What is music?
“Can art be emotionless?” one student asked in one of the classes. All of the students who responded wanted to claim that art must express emotion.
“All art expresses some emotion,” one student argued, “even if it’s just boredom.”
“But how do we know what emotion art is expressing?” another student asked. “It could be that we see a painting and think it’s sad, but really the artist and the person in the painting were happy.”
Several students maintained that expression, color, a subject’s body language, etc. all suggest certain emotions. Some of us might see the painting as expressing an emotion that is different from the one the artist intended, which led some students to assert that really the emotion is in us, and not in the art.
“Art just triggers emotion,” one student declared, “but the emotion it triggers is in us and not in the art.”
This led us to a discussion about what makes something art. I wadded up a piece of paper and threw it onto a table. “What if I said this was a new work of art I’d just created?”
“Well,” one student responded, “that could be art if you were intending to express something.”
“Okay,” I answered, “so if I said this was my expression of how pointless life seemed, that would make this crumpled-up paper art?”
“Yes,” another student put in. “If you intended to express that, it could be art. But if I was doing my homework and crumpled up the paper I was working on because it was wrong and planned to throw it in the garbage, that wouldn’t be art.”
“So can anything be art?” I asked.
In both classes, most students seemed to think that yes, anything can be art, though some of it is “bad art.” What really matters, most suggested, is the intention of the artist.

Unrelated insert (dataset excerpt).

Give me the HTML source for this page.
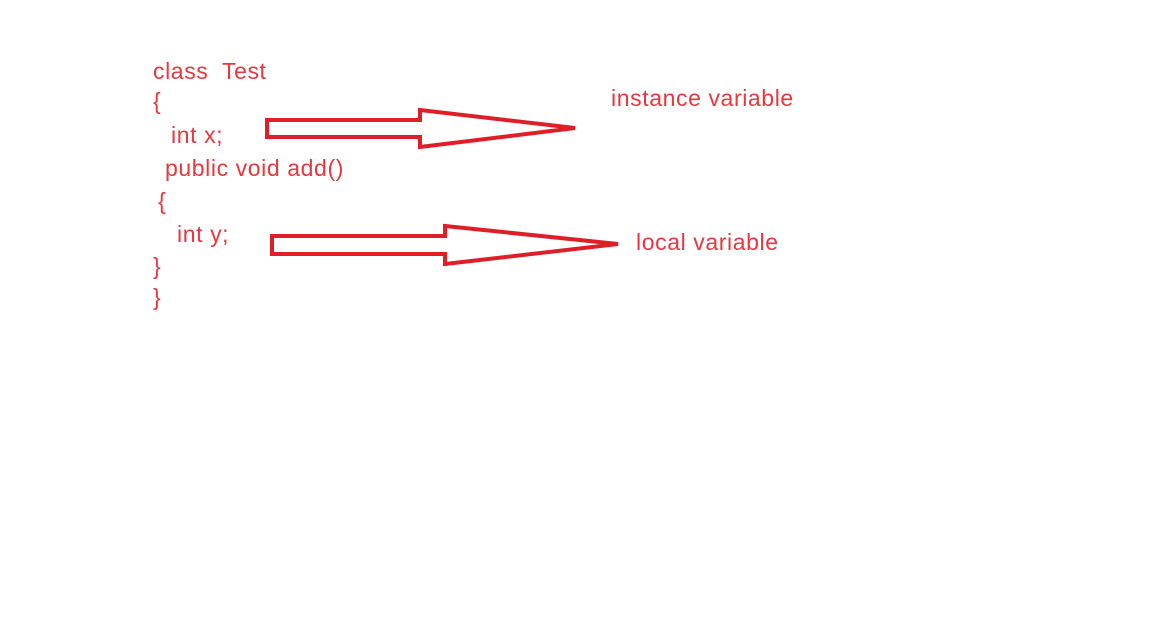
<!DOCTYPE html>
<html><head><style>
body{margin:0;width:1152px;height:639px;background:#fff;position:relative;overflow:hidden;font-family:"Liberation Sans",sans-serif;color:#e8373e;font-size:23px;letter-spacing:0.6px}
.t{position:absolute;white-space:pre;line-height:26px}
</style></head><body>
<div class="t" style="left:153px;top:58px">class  Test</div>
<div class="t" style="left:153px;top:88px">{</div>
<div class="t" style="left:171px;top:122px">int x;</div>
<div class="t" style="left:165px;top:155px">public void add()</div>
<div class="t" style="left:158px;top:188px">{</div>
<div class="t" style="left:177px;top:221px">int y;</div>
<div class="t" style="left:153px;top:253px">}</div>
<div class="t" style="left:153px;top:284px">}</div>
<div class="t" style="left:611px;top:85px">instance variable</div>
<div class="t" style="left:636px;top:229px">local variable</div>
<svg width="1152" height="639" style="position:absolute;left:0;top:0">
<g fill="none" stroke="#e01e28" stroke-width="4" stroke-linejoin="miter">
<polygon points="267,120 420,120 420,110 575,128 420,147 420,137 267,137"/>
<polygon points="272,236 445,236 445,226 618,244 445,264 445,254 272,254"/>
</g>
</svg>
</body></html>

When we came into the band room for the performance of John Cage’s piece, the students were, of course, expecting to hear a performance of a traditional music piece. They were, just as students with whom I did this last year were, completely respectful and quiet during the performance of the piece. When it ended, they applauded, and when I asked them what they had experienced, the students observed that the effect of the piece was very relaxing and peaceful. One student commented that they had all been kind of “noisy and jittery” when we all came into the room, and noted how calm and quiet the room had become. Others commented on the way that the piece had allowed them to listen to all the sounds in the room in a way they wouldn’t have otherwise. We talked about Cage’s intention that the piece be a “listening experience.” Is 4’ 33” music?
Some of the ideas that came out of this conversation included the claim that for something to be music, there must be a listener, that even one note can be music, and that silence can be a kind of music. We referred back to our earlier conversation about the centrality of the artist’s intention. Cage’s intention in creating 4’ 33”, to generate in listeners a greater openness to listening to all the sounds in the world, was decisive for most students in their conclusion that the piece counts as music. I wonder if this discussion leads the students to notice more the sounds in their lives, and to explore whether all or some of these sounds are music and what makes them so.
Great stuff. Thank you for sharing!
Thanks for posing these questions. They are fundamental to this discussion, I think. We talked in class a little about some of them, particularly "if anything can be art, then is art really nothing?" The students have been reading the blog, so I've asked them if they would post a response to these questions. We'll see what they have to say!
If anything can be art, then is art really nothing? Is art simply an intention in the mind of the artist? In which case, can an idea be art?